Later I moved on to what was, at the time, a new domain of software engineering: safety-critical embedded systems design. My first project required me to learn Ada. At the end of the project, I understood that new hardware in the embedded systems area also means new software and firmware, and I learned from Ada what type safety really means.

What is type safety
I generally define type safety as Wikipedia defines it: “In computer science, type safety is the extent to which a programming language discourages or prevents type errors. A type error is erroneous or undesirable program behaviour caused by a discrepancy between differing data types.”* If you define a type, this means nothing more than saying there are a certain number of bits that represent a predefined data type. For instance, uint32_t number_of_bytes defines 32 bits, which hold an unsigned scalar value ranging from 0 to 4.294.967.295. If you would assign a negative value to the number_of_bytes variable, a type-safe language would raise an exception during run time or a compile-time error at compile time. The Ada language does this, but C does not. In C, you could also assign a floating-point value like 3.456 to the variable, which makes some compilers complain at compile time and produces undefined behavior during run time.

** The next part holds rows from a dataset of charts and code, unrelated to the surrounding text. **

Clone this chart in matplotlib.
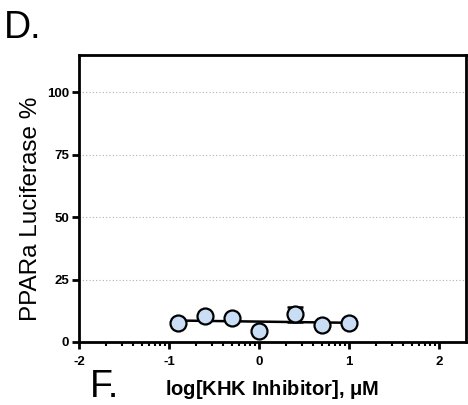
import matplotlib.pyplot as plt
import numpy as np
from matplotlib.ticker import FixedLocator

plt.rcParams['font.family'] = ['Liberation Sans', 'DejaVu Sans']
plt.rcParams['axes.unicode_minus'] = False

# data
log_conc = [-0.9, -0.6, -0.3, 0.0, 0.4, 0.7, 1.0]
response = [7.6, 10.6, 9.6, 4.5, 11.1, 7.0, 7.6]
resp_err = [0.0, 0.0, 0.0, 0.0, 3.1, 0.0, 0.0]
fit_x = [-0.9, 1.0]
fit_y = [8.6, 7.7]
yticks = [0, 25, 50, 75, 100]
xticks = [-2, -1, 0, 1, 2]

fig = plt.figure(figsize=(4.68, 4.05), dpi=100)
ax = fig.add_axes([79 / 468, 1 - 342 / 405, (466 - 79) / 468, (342 - 55) / 405])

ax.plot(fit_x, fit_y, color='black', lw=1.8, zorder=2)
ax.errorbar(log_conc, response, yerr=resp_err, fmt='none', ecolor='black',
            elinewidth=1.8, capsize=5.5, capthick=1.8, zorder=3)
ax.plot(log_conc, response, 'o', ms=11.5, mfc='#c9def5', mec='black', mew=1.6, zorder=4)

ax.set_xlim(-2, 2.3)
ax.set_ylim(0, 115)
ax.set_yticks(yticks)
ax.set_xticks(xticks)
minors = []
for d in range(-2, 3):
    for k in range(2, 10):
        v = d + np.log10(k)
        if v < 2.3:
            minors.append(v)
ax.xaxis.set_minor_locator(FixedLocator(minors))

for s in ax.spines.values():
    s.set_linewidth(2)
ax.tick_params(axis='both', which='major', length=5, width=2, labelsize=9.5, pad=2)
ax.tick_params(axis='x', which='major', pad=5)
ax.tick_params(axis='x', which='minor', length=3, width=1.5)
for lab in ax.get_xticklabels() + ax.get_yticklabels():
    lab.set_fontweight('bold')

ax.grid(True, axis='y', which='major', color='#b0b0b0', linestyle=(0, (1, 2)), lw=0.8)
ax.set_axisbelow(True)

ax.set_ylabel('PPARa Luciferase %', fontsize=17.5, labelpad=4)
ax.yaxis.label.set_y(0.465)
ax.set_xlabel(r'log[KHK Inhibitor], $\mathregular{\mu}$M', fontsize=14.5,
              fontweight='bold', labelpad=7)

fig.text(4 / 468, 1 - 38 / 405, 'D.', fontsize=27)
fig.text(90 / 468, 0, 'F.', fontsize=27, va='bottom')

fig.savefig('out.png', dpi=100)
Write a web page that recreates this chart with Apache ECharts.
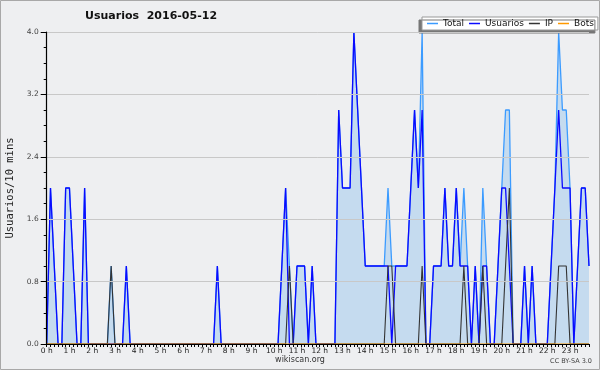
<!DOCTYPE html>
<html>
<head>
<meta charset="utf-8">
<script src="https://cdn.jsdelivr.net/npm/echarts@6/dist/echarts.min.js"></script>
<style>
html,body{margin:0;padding:0;background:#eeeff1;}
#chart{width:600px;height:370px;}
</style>
</head>
<body>
<div id="chart"></div>
<script>
// Tick labels
const hourLabels = ['0 h','1 h','2 h','3 h','4 h','5 h','6 h','7 h','8 h','9 h','10 h','11 h',
  '12 h','13 h','14 h','15 h','16 h','17 h','18 h','19 h','20 h','21 h','22 h','23 h'];
const minuteSlots = ['00','10','20','30','40','50'];
const yTickLabels = ['0.0','0.8','1.6','2.4','3.2','4.0'];

// Series values, one per 10-minute slot (144 slots)
const usuarios = [
  0,2,1,0,0,2, 2,1,0,0,2,0, 0,0,0,0,0,0, 0,0,0,1,0,0,   // 0h-3h
  0,0,0,0,0,0, 0,0,0,0,0,0, 0,0,0,0,0,0, 0,0,0,1,0,0,   // 4h-7h
  0,0,0,0,0,0, 0,0,0,0,0,0, 0,0,1,2,0,0, 1,1,1,0,1,0,   // 8h-11h
  0,0,0,0,0,3, 2,2,2,4,3,2, 1,1,1,1,1,1, 1,0,1,1,1,1,   // 12h-15h
  2,3,2,3,0,0, 1,1,1,2,1,1, 2,1,1,1,0,1, 0,1,1,0,0,1,   // 16h-19h
  2,2,1,0,0,0, 1,0,1,0,0,0, 0,1,2,3,2,2, 2,0,1,2,2,1    // 20h-23h
];
const ip = [
  0,0,0,0,0,0, 0,0,0,0,0,0, 0,0,0,0,0,1, 0,0,0,0,0,0,
  0,0,0,0,0,0, 0,0,0,0,0,0, 0,0,0,0,0,0, 0,0,0,0,0,0,
  0,0,0,0,0,0, 0,0,0,0,0,0, 0,0,0,0,1,0, 0,0,0,0,0,0,
  0,0,0,0,0,0, 0,0,0,0,0,0, 0,0,0,0,0,0, 1,1,0,0,0,0,
  0,0,0,1,0,0, 0,0,0,0,0,0, 0,0,1,0,0,0, 0,1,0,0,0,0,
  0,1,2,0,0,0, 0,0,0,0,0,0, 0,0,0,1,1,1, 0,0,0,0,0,0
];
const bots = [
  0,0,0,0,0,0, 0,0,0,0,0,0, 0,0,0,0,0,0, 0,0,0,0,0,0,
  0,0,0,0,0,0, 0,0,0,0,0,0, 0,0,0,0,0,0, 0,0,0,0,0,0,
  0,0,0,0,0,0, 0,0,0,0,0,0, 0,0,0,0,0,0, 0,0,0,0,0,0,
  0,0,0,0,0,0, 0,0,0,0,0,0, 0,0,0,0,0,0, 0,0,0,0,0,0,
  0,0,0,0,0,0, 0,0,0,0,0,0, 0,0,0,0,0,0, 0,0,0,0,0,0,
  0,0,0,0,0,0, 0,0,0,0,0,0, 0,0,0,0,0,0, 0,0,0,0,0,0
];
const total = [
  0,2,1,0,0,2, 2,1,0,0,2,0, 0,0,0,0,0,1, 0,0,0,1,0,0,
  0,0,0,0,0,0, 0,0,0,0,0,0, 0,0,0,0,0,0, 0,0,0,1,0,0,
  0,0,0,0,0,0, 0,0,0,0,0,0, 0,0,1,2,1,0, 1,1,1,0,1,0,
  0,0,0,0,0,3, 2,2,2,4,3,2, 1,1,1,1,1,1, 2,1,1,1,1,1,
  2,3,2,4,0,0, 1,1,1,2,1,1, 2,1,2,1,0,1, 0,2,1,0,0,1,
  2,3,3,0,0,0, 1,0,1,0,0,0, 0,1,2,4,3,3, 2,0,1,2,2,1
];

const categories = [];
hourLabels.forEach(function (h, i) {
  minuteSlots.forEach(function (m) { categories.push(m === '00' ? h : i + ':' + m); });
});

const chart = echarts.init(document.getElementById('chart'), null, {renderer: 'canvas'});
const baseFont = 'DejaVu Sans';
chart.setOption({
  animation: false,
  backgroundColor: '#eeeff1',
  title: {
    text: 'Usuarios  2016-05-12',
    left: 85, top: 11, padding: 0,
    textStyle: {fontFamily: baseFont, fontSize: 11, fontWeight: 'bold', color: '#111'}
  },
  legend: {
    left: 422, top: 17,
    padding: [2, 4, 2, 5],
    itemGap: 5,
    itemWidth: 11, itemHeight: 1.5,
    icon: 'rect',
    backgroundColor: '#ffffff',
    borderColor: '#999999', borderWidth: 1,
    shadowColor: '#777777', shadowBlur: 0, shadowOffsetX: -3, shadowOffsetY: 3,
    textStyle: {fontFamily: baseFont, fontSize: 9, color: '#111'},
    data: ['Total', 'Usuarios', 'IP', 'Bots']
  },
  grid: {left: 46.7, right: 11, top: 32, bottom: 26, containLabel: false, outerBoundsMode: 'none'},
  xAxis: {
    type: 'category',
    data: categories,
    boundaryGap: false,
    z: 10,
    axisLine: {lineStyle: {color: '#000', width: 1.2}},
    axisTick: {interval: 0, length: 3, lineStyle: {color: '#000'}},
    axisLabel: {interval: 5, fontFamily: baseFont, fontSize: 7.5, color: '#222', margin: 3},
    splitLine: {show: false}
  },
  yAxis: {
    type: 'value',
    min: 0, max: 4, interval: 0.8,
    z: 10,
    name: 'Usuarios/10 mins',
    nameLocation: 'middle',
    nameGap: 31,
    nameRotate: 90,
    nameTextStyle: {fontFamily: 'DejaVu Sans Mono', fontSize: 10.5, color: '#222'},
    axisLine: {show: true, lineStyle: {color: '#000', width: 1.2}},
    axisTick: {show: true, length: 6, lineStyle: {color: '#000'}},
    minorTick: {show: true, splitNumber: 4, length: 3, lineStyle: {color: '#000'}},
    axisLabel: {
      fontFamily: baseFont, fontSize: 7.5, color: '#444', margin: 8,
      formatter: function (v) { return yTickLabels[Math.round(v / 0.8)]; }
    },
    splitLine: {show: true, lineStyle: {color: '#c8c8c8', width: 1}}
  },
  series: [
    {
      name: 'Total', type: 'line', data: total, symbol: 'none',
      color: '#3b9bff',
      lineStyle: {width: 1.3, color: '#3b9bff'},
      areaStyle: {color: '#c5dbef', opacity: 1}
    },
    {
      name: 'Usuarios', type: 'line', data: usuarios, symbol: 'none',
      color: '#0a0aff',
      lineStyle: {width: 1.3, color: '#0a0aff'}
    },
    {
      name: 'IP', type: 'line', data: ip, symbol: 'none',
      color: '#333333',
      lineStyle: {width: 1.1, color: '#333333'}
    },
    {
      name: 'Bots', type: 'line', data: bots, symbol: 'none',
      color: '#ff9900',
      lineStyle: {width: 1.1, color: '#ff9900'}
    }
  ],
  graphic: [
    {type: 'rect', silent: true, z: 100,
     shape: {x: 0.5, y: 0.5, width: 599, height: 369},
     style: {fill: 'none', stroke: '#a8a8a8', lineWidth: 1}},
    {type: 'text', left: 'center', top: 356, silent: true,
     style: {text: 'wikiscan.org', font: '8px "DejaVu Sans"', fill: '#333'}},
    {type: 'text', right: 8, top: 358, silent: true,
     style: {text: 'CC BY-SA 3.0', font: '6.5px "DejaVu Sans"', fill: '#444'}}
  ]
});
</script>
</body>
</html>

*Wikipedia entry on type safety, from April 20, 2011. http://en.wikipedia.org/wiki/Type_safety

From this and other experiences, I've come up with a set of 17 tips summarizing the lessons I've learned as a software engineer in the embedded systems environment, particularly as they relate to C programming, as a way to help others avoid the same potholes I encountered. In the process, I had a lot of help, particularly with the many tips on safe C in articles at EmbeddedGurus.com and Embedded.com .

Tip #1—Follow the rules you've read a hundred times

There are three things you must do each time you start writing your code. You've read these rules many times before and resolved to do them the next time you started code development. This time, do them—they will help you to avoid many long hours of debugging:

  • Initialize variables before use.
  • Do not ignore compiler warnings.
  • Check return values.

Accessing objects before they have a defined state can lead to strange effects. Not only does avoiding these effects require that you make sure you've set all your ints and floats to a defined state, you also have to make sure that your complex type functions, such as typedefed structs , are initialized first.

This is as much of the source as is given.